Drought and crop health have been concerns for governments and farmers since farmers started growing crops. As a result, farmers keep a close watch on their fields, attempting to catch problems before they occur. Likewise, governments want to understand how much the farmers will produce each year — before their crops are grown.

The latter attempt, currently encapsulated in crop production forecasts, is why some nations use satellites. For example, Europe fielded its Copernicus remote sensing (RS) constellation while the United States launched its Landsat series of satellites. Those satellites use a host of sensors to collect information for managing the natural resources available on the Earth. Their sensors focus on parts of the spectrum from visible through infrared to determine the lay of the land. To this day, satellite infrared sensors provide helpful information to governments interested in crop forecasts.

Infrared data is available to farmers as the satellites’ agencies produce reports and analyses of their observations. But their reports cover large areas of the Earth, not a farmer’s specific corn or soybean field. A farmer might get lucky and find images that include the farmer’s land, but the report’s data is a generic account of the area in which that farm is located. The agencies generating these reports also tend to be a little — slow — in publishing the reports. As a result, farmers may use these reports but also have more immediate and basic needs, such as determining if an entire crop is getting enough water and fertilizer.

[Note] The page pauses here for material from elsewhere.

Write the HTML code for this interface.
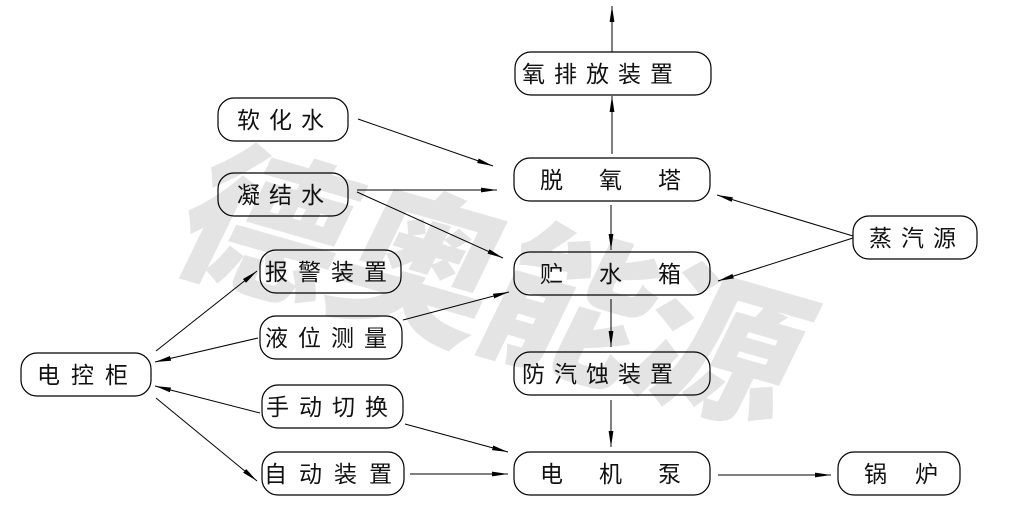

Determining whether either is occurring is why more immediate access to infrared data could be helpful to farmers. Infrared is a common spectral band that satellite Earth observation (EO) operators use to determine the existence of vegetation and how healthy it is. The brighter the “red” the vegetation reflects to the sensor, the healthier it is. Infrared simplifies a satellite operator’s determination of whether the areas they observe have vegetation. For governments curious about the overall health of crops within their boundaries, images overlaid with infrared data provide reassurance and help inform their land-use plans to preserve green spaces best.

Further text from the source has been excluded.